Within the loving and compassionate environment of McNally House, Lew flourished and his family received the most precious gift of all – time.   At McNally things became easier for the Ayre family – they could now enjoy spending time with their father and grandfather without the burden of providing the 24 hour care he needed.    “Because of the unconditional nurturing and kindness we received from McNally House, we were able to get extra time together that we wouldn’t have had otherwise.” explains Sandra.  “Visiting Grandpa was like coming home,” explains granddaughter Julia, now 11.  “Everyone here is so kind; there was always a hug for everyone.”

During his stay at McNally House, Lew lived the remainder of his life to the fullest.  The spark that defined him throughout his life came back.  Forever the social convener wherever he went, Lew would gladly challenge anyone to a game of checkers or regale them with a fishing story or joke.  “There’s life at McNally House,” explains daughter Sandra, “its celebrated every day.”  This was a sentiment shared by Lew himself who was deeply touched by the special Remembrance Day service the staff and volunteers arranged just for Lew, to his very own stocking on Christmas morning.

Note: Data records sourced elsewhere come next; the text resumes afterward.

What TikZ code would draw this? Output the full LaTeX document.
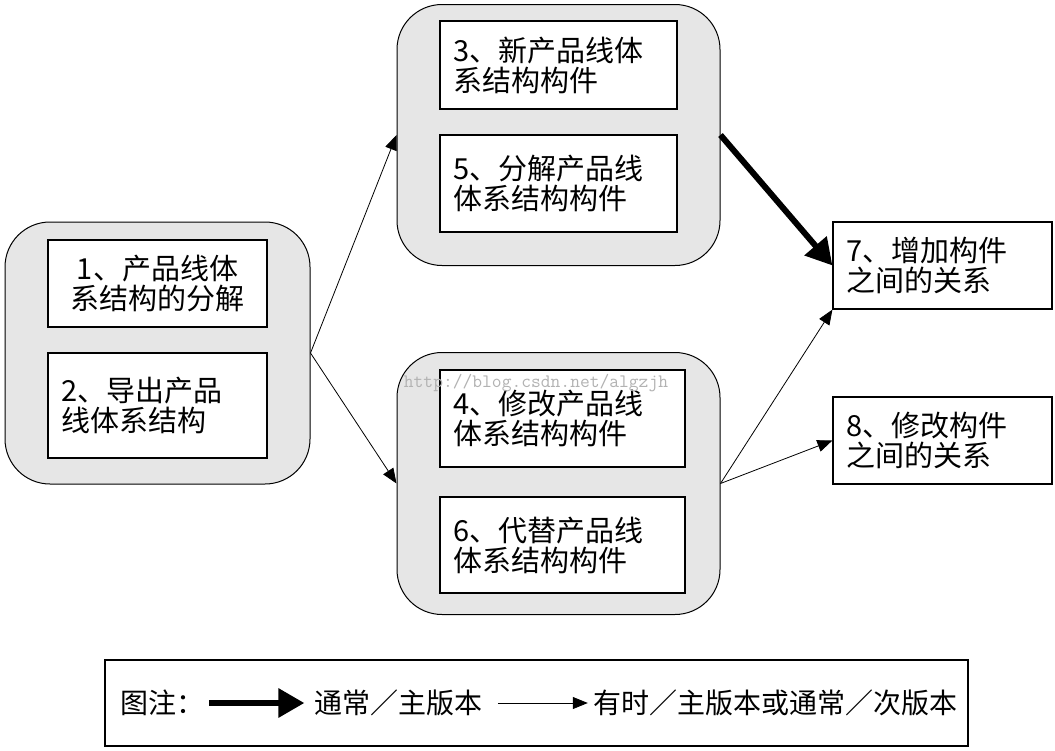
\documentclass[tikz,border=0pt]{standalone}
\usepackage{fontspec}
\setmainfont{Noto Sans CJK SC}
\usetikzlibrary{arrows.meta, positioning}
\definecolor{groupGray}{RGB}{230, 230, 230}
\colorlet{markGray}{black!30}
\newcommand{\boxfont}{\fontsize{29}{30}\selectfont}
\newcommand{\legendfont}{\fontsize{28}{30}\selectfont}
\tikzset{
    group/.style={rectangle, draw, fill=groupGray, line width=1pt, rounded corners=45pt, inner sep=0pt},
    box/.style={rectangle, draw, fill=white, line width=1.2pt, inner xsep=13pt, inner ysep=0pt, font=\boxfont, align=left},
    legendtext/.style={inner sep=5pt, font=\legendfont},
    link/.style={line width=0.8pt, -{Triangle[length=15pt, width=12pt]}},
    mainlink/.style={line width=6pt, -{Triangle[length=26pt, width=28pt]}}
}

\begin{document}
\begin{tikzpicture}[x=1pt, y=-1pt]
    \useasboundingbox (0,0) rectangle (1055,750);

    % Groups
    \node[group, minimum width=305pt, minimum height=262pt] (grpLeft) at (157.5,353) {};
    \node[group, minimum width=323pt, minimum height=261pt] (grpTop) at (558.5,135) {};
    \node[group, minimum width=323pt, minimum height=262pt] (grpBottom) at (558.5,483.5) {};

    % Steps inside the groups
    \node[box, align=center, text width=193pt, minimum height=87pt] (step1) at (157.5,283.5) {1、产品线体\\系结构的分解};
    \node[box, text width=193pt, minimum height=105pt] (step2) at (157.5,405.5) {2、导出产品\\线体系结构};
    \node[box, text width=211pt, minimum height=88pt] (step3) at (558.5,65) {3、新产品线体\\系结构构件};
    \node[box, text width=211pt, minimum height=97pt] (step5) at (558.5,183.5) {5、分解产品线\\体系结构构件};
    \node[box, text width=219pt, minimum height=97pt] (step4) at (562.5,418.5) {4、修改产品线\\体系结构构件};
    \node[box, text width=219pt, minimum height=96pt] (step6) at (562.5,545) {6、代替产品线\\体系结构构件};

    % Relations
    \node[box, text width=193pt, minimum height=87pt] (step7) at (942.5,265.5) {7、增加构件\\之间的关系};
    \node[box, text width=193pt, minimum height=87pt] (step8) at (942.5,440.5) {8、修改构件\\之间的关系};

    % Connectors
    \draw[link] (grpLeft.east) -- (grpTop.west);
    \draw[link] (grpLeft.east) -- (grpBottom.west);
    \draw[mainlink] (grpTop.east) -- (step7.west);
    \draw[link] (grpBottom.east) -- (step7.south west);
    \draw[link] (grpBottom.east) -- (step8.west);

    % Legend
    \node[rectangle, draw, line width=1.2pt, minimum width=863pt, minimum height=86pt] (legend) at (536.5,703) {};
    \node[legendtext, anchor=west] (lgTitle) at (115,703) {图注：};
    \node[legendtext, right=100pt of lgTitle] (lgMain) {通常／主版本};
    \node[legendtext, right=100pt of lgMain] (lgMinor) {有时／主版本或通常／次版本};
    \draw[mainlink, shorten >=5pt] (lgTitle.east) -- (lgMain.west);
    \draw[link, shorten <=10pt] (lgMain.east) -- (lgMinor.west);

    % Watermark
    \node[text=markGray, font=\fontsize{19}{19}\ttfamily] (mark) at (536,383) {http://blog.csdn.net/algzjh};
\end{tikzpicture}
\end{document}
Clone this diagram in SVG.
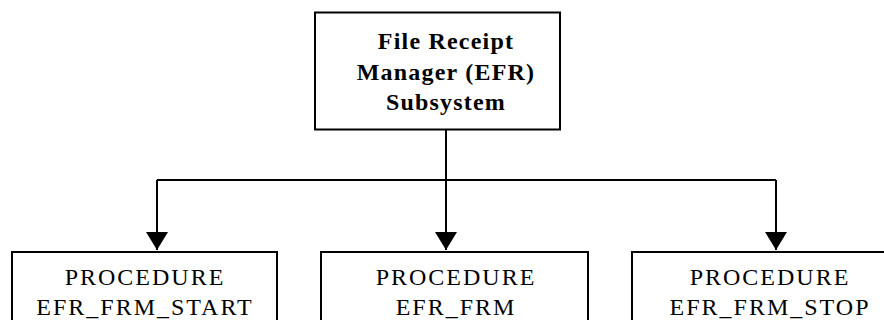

Lew passed away peacefully at McNally house on February 14, 2014 at the age of 90.   Although end of life is difficult for us all, Sandra and her family could not have imagined a more perfect journey and good- bye to the gentle giant who was their father and grandfather.  Sandra and her family can’t express enough their gratitude to McNally House and how lucky we are to have such a truly unique and special facility like this in our community.